Troyer told The News Tribune recently he could not comment on the department’s investigation now because the State Patrol has taken up the case after some people, including Gov. Jay Inslee, questioned whether the Sheriff’s Department could fairly investigate Ellis’ death.

“The state doesn’t want us to comment on it, and we’ll be glad to release information when it’s appropriate,” Troyer said. “It’s nothing we are hiding.”

Fajardo recently faced scrutiny over her leadership of the department’s Special Investigations Unit. The drug unit has been accused by the Pierce County Prosecutor’s Office of violating seven agency protocols, including falsifying records and conducting improper searches.

Asked why she decided to run for sheriff knowing there would be a simultaneous ongoing investigation into the conduct of a unit she supervised, Fajardo said, “Because I have nothing to be ashamed of, and I have nothing to hide. I know what had happened.”


Troyer, who has been with the department for his entire 35-year career, said he hopes to bolster the department’s ranks by hiring officers and deputies from other agencies. When recruits without experience are hired, the agency spends $60,000 per person to send them to the state’s law enforcement academy, he said.

The Sheriff’s Department has been in communication with several officers from neighboring law enforcement agencies and is in the process of hiring some of them. Troyer said, as sheriff, he would continue that effort.

Fajardo, who has spent 32 years of her 36-year career in law enforcement with the department, believes in hiring more diverse deputies. To do so, she told The News Tribune, she would encourage candid conversations in the department on the lack of retention of female and minority deputies.

She also would like to review the financial requirements of becoming a deputy. There are financial history checks during the hiring process, and Fajardo said that’s where many Black applicants are lost.

“I think we need to take a more personal look,” she said. “Was it situational or was it a pattern or their character that makes them not a fit for this job?”

While there are ongoing calls for law enforcement agencies to see dramatic reductions in their budgets, Fajardo told The News Tribune there needs to be an honest discussion with the community on what it wants.

A 2016 study on staffing at the sheriff’s department found that the number of deputies within the department was decreasing. In 2009, there were 235 deputies. In 2016, there were 189.

Troyer said the department has .7 of a deputy per 1,000 residents. There are more than two deputies for every 1,000 residents in the King County Sheriff’s Department.

Fajardo said rather than relying on the Pierce County Council to approve more funding for the department, there needs to be a fundamental change in policing and who responds to 911 calls. That shift doesn’t require more law enforcement, but rather more mental and behavioral health partnerships.

“(The department) cannot continue to police the way we have been policing, and I have listened to those stories, and I have seen their frustration in not getting what they need,” she said. “That study is based on manpower of responding to every 911 call. But is that what’s needed? Are we using our resources in the best manner?”
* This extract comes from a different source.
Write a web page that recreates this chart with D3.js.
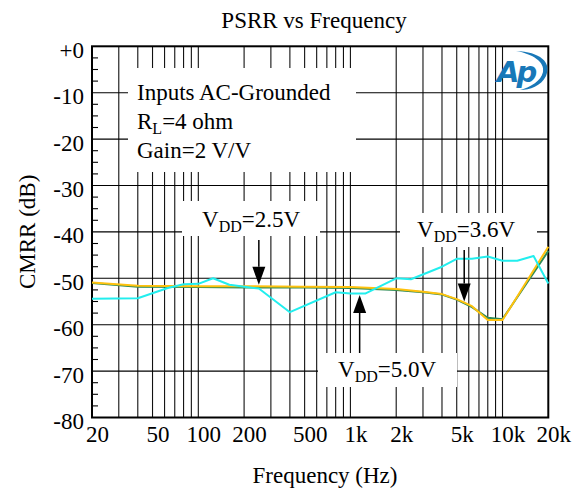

Troyer said he would advocate for getting more deputies and investigators.

The department could double its staffing and still have fewer deputies per 1,000 residents than other sheriff departments, he said, citing the 2016 study.

“We will not be de-policing,” he said. “If we doubled, we would still be understaffed and burning out because we don’t have enough.”

Troyer said that he would allow Fajardo to remain in her position at the department if he won. When posed the same question, Fajardo said: “I am not making any promises to anyone at this point. I have to win first.”